Leave out the pictures, then output the lines of the records below from the first through the one containing "[align=center, inner sep=0pt]".

★ ★ ★

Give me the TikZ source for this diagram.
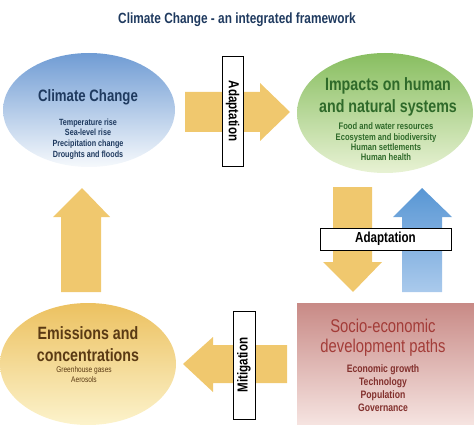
\documentclass[tikz,border=0pt]{standalone}
\usepackage{fontspec}
\newfontfamily\narrowsf{Liberation Sans}[FakeStretch=0.8]
\usetikzlibrary{shapes.geometric}
\definecolor{navy}{HTML}{1F3A5F}
\definecolor{leafdark}{HTML}{2F6A2A}
\definecolor{brickred}{HTML}{A33C38}
\definecolor{sienna}{HTML}{5A3A14}
\definecolor{arrowyellow}{HTML}{F0C86E}
\tikzstyle{blob} = [ellipse, draw=none, inner sep=0pt]
\tikzstyle{tag} = [rectangle, draw=black, fill=white, line width=0.8pt, inner sep=0pt,
    font=\narrowsf\bfseries\fontsize{14.5}{16}\selectfont]
\tikzstyle{headline} = [align=center, inner sep=0pt, font=\narrowsf\bfseries\fontsize{17.8}{22}\selectfont]
\tikzstyle{items} = [align=center, inner sep=0pt]

\begin{document}
\begin{tikzpicture}[x=1pt,y=-1pt]
                        \useasboundingbox (0,0) rectangle (474,425);
                        % title
                        \node[inner sep=0pt, text=navy, font=\narrowsf\bfseries\fontsize{14.8}{17}\selectfont]
                            (title) at (237,20) {Climate Change - an integrated framework};
                        % the four parts of the cycle
                        \node[blob, top color={rgb,255:red,112;green,156;blue,212}, bottom color={rgb,255:red,246;green,249;blue,252},
                            minimum width=172pt, minimum height=114pt]
                            (climate) at (89,110) {};
                        \node[blob, top color={rgb,255:red,136;green,190;blue,96}, bottom color={rgb,255:red,232;green,242;blue,212},
                            minimum width=176pt, minimum height=120pt]
                            (impacts) at (385,113) {};
                        \node[blob, top color={rgb,255:red,236;green,193;blue,96}, bottom color={rgb,255:red,252;green,243;blue,204},
                            minimum width=176pt, minimum height=122pt]
                            (emissions) at (88,364) {};
                        \node[rectangle, draw=none, inner sep=0pt,
                            top color={rgb,255:red,200;green,138;blue,134}, bottom color={rgb,255:red,246;green,228;blue,225},
                            minimum width=177pt, minimum height=122pt]
                            (socio) at (385.5,364) {};
                        % texts
                        \node[headline, text=navy, font=\narrowsf\bfseries\fontsize{16.5}{20}\selectfont]
                            (climatehead) at (88,97) {Climate Change};
                        \node[items, text=navy, font=\narrowsf\bfseries\fontsize{9}{10.7}\selectfont]
                            (climatelist) at (88,139) {Temperature rise \\ Sea-level rise \\ Precipitation change \\ Droughts and floods};
                        \node[headline, text=leafdark]
                            (impactshead) at (388,97) {Impacts on human \\ and natural systems};
                        \node[items, text=leafdark, font=\narrowsf\bfseries\fontsize{9.5}{10.3}\selectfont]
                            (impactslist) at (386,142) {Food and water resources \\ Ecosystem and biodiversity \\ Human settlements \\ Human health};
                        \node[headline, text=sienna]
                            (emissionshead) at (88,344) {Emissions and \\ concentrations};
                        \node[items, text=sienna, font=\narrowsf\fontsize{8.2}{10}\selectfont]
                            (emissionslist) at (84,375) {Greenhouse gases \\ Aerosols};
                        \node[headline, text=brickred, font=\narrowsf\fontsize{18.5}{20}\selectfont]
                            (sociohead) at (383,338) {Socio-economic \\ development paths};
                        \node[items, text=brickred!80!black, font=\narrowsf\bfseries\fontsize{10.8}{13}\selectfont]
                            (sociolist) at (383,388) {Economic growth \\ Technology \\ Population \\ Governance};
                        % block arrows
                        \fill[arrowyellow] (185,92) -- (260,92) -- (260,83) -- (290,112) -- (260,141) -- (260,132) -- (185,132) -- cycle;
                        \fill[arrowyellow] (61,292) -- (61,217) -- (53,217) -- (82,188) -- (110,217) -- (101,217) -- (101,292) -- cycle;
                        \fill[arrowyellow] (333,187) -- (372,187) -- (372,262) -- (382,262) -- (353,292) -- (323,262) -- (333,262) -- cycle;
                        \shade[top color={rgb,255:red,88;green,150;blue,212}, bottom color={rgb,255:red,170;green,202;blue,236}]
                            (402,292) -- (402,217) -- (393,217) -- (422,188) -- (452,217) -- (442,217) -- (442,292) -- cycle;
                        \fill[arrowyellow] (287,345) -- (213,345) -- (213,337) -- (183,364) -- (213,392) -- (213,383) -- (287,383) -- cycle;
                        % labels on the arrows
                        \node[tag, rotate=-90, minimum width=110pt, minimum height=21pt] (adapttop) at (232.5,111) {Adaptation};
                        \node[tag, minimum width=131pt, minimum height=22pt] (adaptmid) at (385.5,239) {Adaptation};
                        \node[tag, rotate=90, minimum width=108pt, minimum height=22pt] (mitigate) at (244,365) {Mitigation};
                    \end{tikzpicture}
\end{document}
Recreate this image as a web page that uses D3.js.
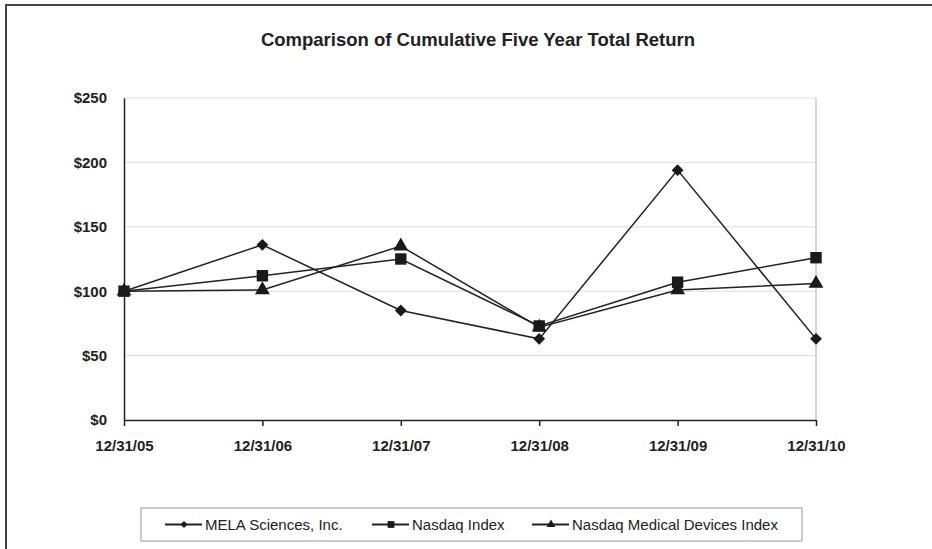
<!DOCTYPE html>
<html>
<head>
<meta charset="utf-8">
<script src="https://cdn.jsdelivr.net/npm/d3@7"></script>
<style>
  body { margin:0; background:#fff; }
  text { font-family: "Liberation Sans", Arial, sans-serif; fill:#222; }
</style>
</head>
<body>
<div id="plot"></div>
<script>
// data
var dates = ['12/31/05','12/31/06','12/31/07','12/31/08','12/31/09','12/31/10'];
var mela = [100, 136, 85, 63, 194, 63];
var nasdaq = [100, 112, 125, 73, 107, 126];
var medDevices = [100, 101, 135, 72, 101, 106];
var yTicks = [0, 50, 100, 150, 200, 250];
var seriesNames = ['MELA Sciences, Inc.', 'Nasdaq Index', 'Nasdaq Medical Devices Index'];

var W = 932, H = 549;
var margin = {t:98, r:116, b:129, l:124};
var width = W - margin.l - margin.r,
	height = H - margin.t - margin.b;

var svg = d3.select('#plot').append('svg')
	.attr('width', W).attr('height', H);

// outer frame (runs off the right and bottom edge)
svg.append('rect')
	.attr('x', 6).attr('y', 5)
	.attr('width', W + 10).attr('height', H + 10)
	.style('fill', 'none').style('stroke', '#444').style('stroke-width', 2);

svg.append('text')
	.attr('x', 478).attr('y', 46)
	.attr('text-anchor', 'middle')
	.style('font-size', '18.5px').style('font-weight', 'bold')
	.text('Comparison of Cumulative Five Year Total Return');

var plot = svg.append('g')
	.attr('transform', 'translate(' + margin.l + ',' + margin.t + ')');

var x = d3.scalePoint().domain(dates).range([0, width]);
var y = d3.scaleLinear().domain([0, 250]).range([height, 0]);

// gridlines
plot.selectAll('.grid').data(yTicks.slice(1)).enter().append('line')
	.attr('x1', 0).attr('x2', width)
	.attr('y1', function(d){ return y(d); }).attr('y2', function(d){ return y(d); })
	.style('stroke', '#ddd').style('stroke-width', 1);
// right border of plot area
plot.append('line')
	.attr('x1', width).attr('x2', width).attr('y1', 0).attr('y2', height)
	.style('stroke', '#aaa').style('stroke-width', 1);

// axes
var yAxis = plot.append('g')
	.call(d3.axisLeft(y).tickValues(yTicks).tickSize(0).tickPadding(17)
		.tickFormat(function(d){ return '$' + d; }));
yAxis.select('.domain').style('stroke', '#222').style('stroke-width', 1.5);
yAxis.selectAll('text').style('font-size', '15px').style('font-weight', 'bold').style('fill', '#222');

var xAxis = plot.append('g')
	.attr('transform', 'translate(0,' + height + ')')
	.call(d3.axisBottom(x).tickSize(6).tickSizeOuter(0).tickPadding(14));
xAxis.select('.domain').style('stroke', '#222').style('stroke-width', 1.5);
xAxis.selectAll('line').style('stroke', '#222').style('stroke-width', 1.5);
xAxis.selectAll('text').style('font-size', '15px').style('font-weight', 'bold').style('fill', '#222');

var allSeries = [mela, nasdaq, medDevices];
// diamond = square turned 45 degrees, wider than d3's own diamond
var symbols = [d3.symbolSquare, d3.symbolSquare, d3.symbolTriangle];
var rotate = [45, 0, 0];
var symSizes = [70, 130, 95];

var line = d3.line()
	.x(function(d, i){ return x(dates[i]); })
	.y(function(d){ return y(d); });

allSeries.forEach(function(vals, s) {
	plot.append('path')
		.attr('d', line(vals))
		.style('fill', 'none').style('stroke', '#222').style('stroke-width', 1.5);
	plot.selectAll('.m' + s).data(vals).enter().append('path')
		.attr('transform', function(d, i){
			return 'translate(' + x(dates[i]) + ',' + y(d) + ') rotate(' + rotate[s] + ')';
		})
		.attr('d', d3.symbol().type(symbols[s]).size(symSizes[s]))
		.style('fill', '#1a1a1a');
});

// legend
var legend = svg.append('g');
legend.append('rect')
	.attr('x', 141).attr('y', 508).attr('width', 661).attr('height', 33)
	.style('fill', '#fff').style('stroke', '#aaa').style('stroke-width', 1.2);
var legX = [165, 372, 532];
seriesNames.forEach(function(name, s) {
	legend.append('line')
		.attr('x1', legX[s]).attr('x2', legX[s] + 37).attr('y1', 524.5).attr('y2', 524.5)
		.style('stroke', '#222').style('stroke-width', 1.8);
	legend.append('path')
		.attr('transform', 'translate(' + (legX[s] + 19) + ',524.5) rotate(' + rotate[s] + ')')
		.attr('d', d3.symbol().type(symbols[s]).size(symSizes[s] * 0.35))
		.style('fill', '#1a1a1a');
	legend.append('text')
		.attr('x', legX[s] + 40).attr('y', 530)
		.style('font-size', '15px')
		.text(name);
});
</script>
</body>
</html>
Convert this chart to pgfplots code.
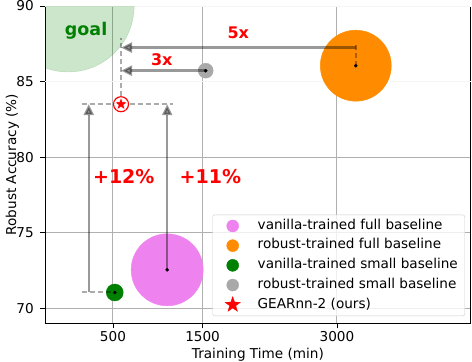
\documentclass[border=0pt]{standalone}
\usepackage{fontspec}
\setmainfont{DejaVu Sans}
\usepackage{pgfplots}
\pgfplotsset{compat=1.18}
\usetikzlibrary{arrows.meta}

\definecolor{cviolet}{HTML}{EE82EE}
\definecolor{corange}{HTML}{FF8C00}
\definecolor{cgreen}{HTML}{008000}
\definecolor{cgray}{HTML}{A9A9A9}
\definecolor{cgrid}{HTML}{B0B0B0}

% filled five-point star
\pgfdeclareplotmark{fstar}{%
  \pgfpathmoveto{\pgfpointpolar{90}{\pgfplotmarksize}}%
  \pgfpathlineto{\pgfpointpolar{126}{0.4*\pgfplotmarksize}}%
  \pgfpathlineto{\pgfpointpolar{162}{\pgfplotmarksize}}%
  \pgfpathlineto{\pgfpointpolar{198}{0.4*\pgfplotmarksize}}%
  \pgfpathlineto{\pgfpointpolar{234}{\pgfplotmarksize}}%
  \pgfpathlineto{\pgfpointpolar{270}{0.4*\pgfplotmarksize}}%
  \pgfpathlineto{\pgfpointpolar{306}{\pgfplotmarksize}}%
  \pgfpathlineto{\pgfpointpolar{342}{0.4*\pgfplotmarksize}}%
  \pgfpathlineto{\pgfpointpolar{18}{\pgfplotmarksize}}%
  \pgfpathlineto{\pgfpointpolar{54}{0.4*\pgfplotmarksize}}%
  \pgfpathclose
  \pgfusepathqfillstroke}

\newcommand{\fs}{\fontsize{13.6}{16}\selectfont}

\tikzset{
  arr/.style={black, opacity=0.4, line width=2.5pt, -{Triangle[length=11pt,width=10pt]}},
  dsh/.style={black, opacity=0.33, line width=2pt, dash pattern=on 5pt off 3pt},
}

\begin{document}
\begin{tikzpicture}
\begin{axis}[
    scale only axis,
    width=425.2pt, height=317.3pt,
    xmin=-255, xmax=4490, ymin=69, ymax=90,
    xtick={500,1500,3000},
    ytick={70,75,80},
    extra y ticks={85,90},
    extra y tick style={grid style={cgrid!12, line width=1pt}},
    grid=major,
    grid style={cgrid, line width=1pt},
    tick align=outside,
    xtick pos=lower, ytick pos=left,
    major tick length=5pt,
    tick style={black, line width=0.9pt},
    axis line style={line width=1pt},
    clip marker paths=true,
    /pgf/number format/assume math mode=true,
    /pgf/number format/1000 sep={},
    tick label style={font=\fs},
    yticklabel style={xshift=-3pt},
    xlabel={Training Time (min)},
    ylabel={Robust Accuracy (\%)},
    every axis x label/.style={at={(axis description cs:0.5,0)}, anchor=center, yshift=-31pt, font=\fs},
    every axis y label/.style={at={(axis description cs:0,0.5)}, xshift=-33pt, rotate=90, anchor=center, font=\fs},
    legend cell align=left,
    legend image code/.code={%
        \path[draw=none, fill=none] (-16pt,-6pt) rectangle (17pt,6pt);
        \draw[mark repeat=2, mark phase=2, #1, opacity=1, fill opacity=1, draw opacity=1]
            plot coordinates {(-1pt,0pt) (0pt,0pt) (1pt,0pt)};},
    legend style={at={(0.987,0.023)}, anchor=south east,
        draw=black!20, fill=white, fill opacity=0.8, text opacity=1,
        rounded corners=2pt, inner xsep=4pt, inner ysep=1.2pt,
        font=\fs, column sep=5pt,
        nodes={inner ysep=3.6pt, inner xsep=3pt, text height=9.5pt, text depth=3pt}},
]
% goal region
\addplot[only marks, mark=*, mark size=66pt, forget plot, cgreen, opacity=0.2]
    coordinates {(0,90)};
% baselines
\addplot[only marks, mark=*, mark size=36pt, forget plot, cviolet] coordinates {(1105,72.54)};
\addplot[only marks, mark=*, mark size=35.5pt, forget plot, corange] coordinates {(3210,86.05)};
\addplot[only marks, mark=*, mark size=8.5pt, forget plot, cgreen] coordinates {(520,71.04)};
\addplot[only marks, mark=*, mark size=7.5pt, forget plot, cgray] coordinates {(1535,85.72)};
\addplot[only marks, mark=*, mark size=1.6pt, black, forget plot]
    coordinates {(1105,72.54) (3210,86.05) (520,71.04) (1535,85.72)};

% guides and arrows
\addplot[dsh, forget plot] coordinates {(3210,86.05) (3210,87.5)};
\addplot[dsh, forget plot] coordinates {(590,83.5) (590,87.9)};
\addplot[dsh, forget plot] coordinates {(150,83.5) (1170,83.5)};
\addplot[dsh, forget plot] coordinates {(150,71.04) (520,71.04)};
\addplot[arr, forget plot] coordinates {(3210,87.25) (590,87.25)};
\addplot[arr, forget plot] coordinates {(1535,85.72) (590,85.72)};
\addplot[arr, forget plot] coordinates {(230,71.04) (230,83.5)};
\addplot[arr, forget plot] coordinates {(1105,72.54) (1105,83.5)};

% ours
\addplot[only marks, mark=*, mark size=7.5pt, forget plot,
    mark options={draw=red, fill=white, line width=1.2pt}] coordinates {(590,83.5)};
\addplot[only marks, mark=fstar, mark size=7pt, forget plot,
    mark options={draw=white, fill=red, line width=0.5pt}] coordinates {(590,83.5)};

\node[text=cgreen, font=\bfseries\fontsize{17.5}{18}\selectfont, anchor=base] at (axis cs:200,88.04) {goal};
\node[text=red, font=\bfseries\fontsize{16}{18}\selectfont, anchor=base] at (axis cs:1898,87.82) {5x};
\node[text=red, font=\bfseries\fontsize{16}{18}\selectfont, anchor=base] at (axis cs:1045,86.07) {3x};
\node[text=red, font=\bfseries\fontsize{19}{20}\selectfont, anchor=base] at (axis cs:621,78.27) {+12\%};
\node[text=red, font=\bfseries\fontsize{19}{20}\selectfont, anchor=base] at (axis cs:1587,78.27) {+11\%};

\addlegendimage{only marks, mark=*, mark size=6pt, cviolet}
\addlegendentry{vanilla-trained full baseline}
\addlegendimage{only marks, mark=*, mark size=6pt, corange}
\addlegendentry{robust-trained full baseline}
\addlegendimage{only marks, mark=*, mark size=6pt, cgreen}
\addlegendentry{vanilla-trained small baseline}
\addlegendimage{only marks, mark=*, mark size=6pt, cgray}
\addlegendentry{robust-trained small baseline}
\addlegendimage{only marks, mark=fstar, mark size=8pt, red}
\addlegendentry{GEARnn-2 (ours)}
\end{axis}
\pgfresetboundingbox
\path[use as bounding box] ([shift={(-45.3pt,-38.7pt)}]current axis.south west)
    rectangle ([shift={(1.5pt,6pt)}]current axis.north east);
\end{tikzpicture}
\end{document}
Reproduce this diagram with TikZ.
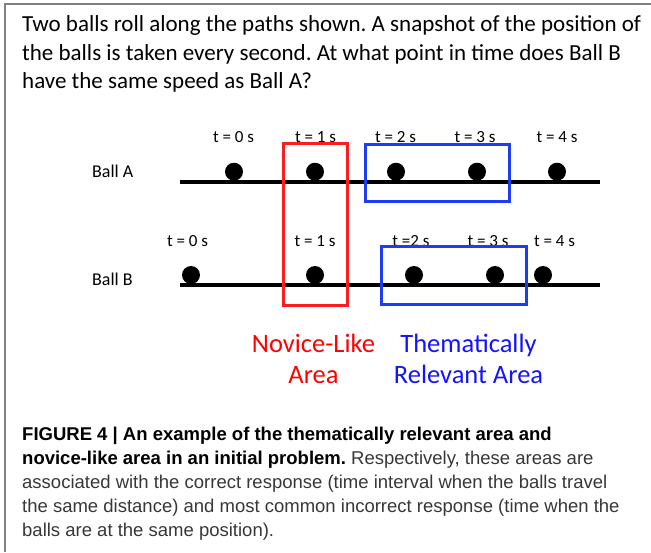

★ ★ ★

* _Answer in full_:
Give me the TikZ source for this diagram.
\documentclass[tikz,border=0pt]{standalone}
\usepackage{fontspec}
\newfontfamily\narrowsf{Liberation Sans}[FakeStretch=0.8]
\usetikzlibrary{shapes.geometric}
\definecolor{navy}{HTML}{1F3A5F}
\definecolor{leafdark}{HTML}{2F6A2A}
\definecolor{brickred}{HTML}{A33C38}
\definecolor{sienna}{HTML}{5A3A14}
\definecolor{arrowyellow}{HTML}{F0C86E}
\tikzstyle{blob} = [ellipse, draw=none, inner sep=0pt]
\tikzstyle{tag} = [rectangle, draw=black, fill=white, line width=0.8pt, inner sep=0pt,
    font=\narrowsf\bfseries\fontsize{14.5}{16}\selectfont]
\tikzstyle{headline} = [align=center, inner sep=0pt, font=\narrowsf\bfseries\fontsize{17.8}{22}\selectfont]
\tikzstyle{items} = [align=center, inner sep=0pt]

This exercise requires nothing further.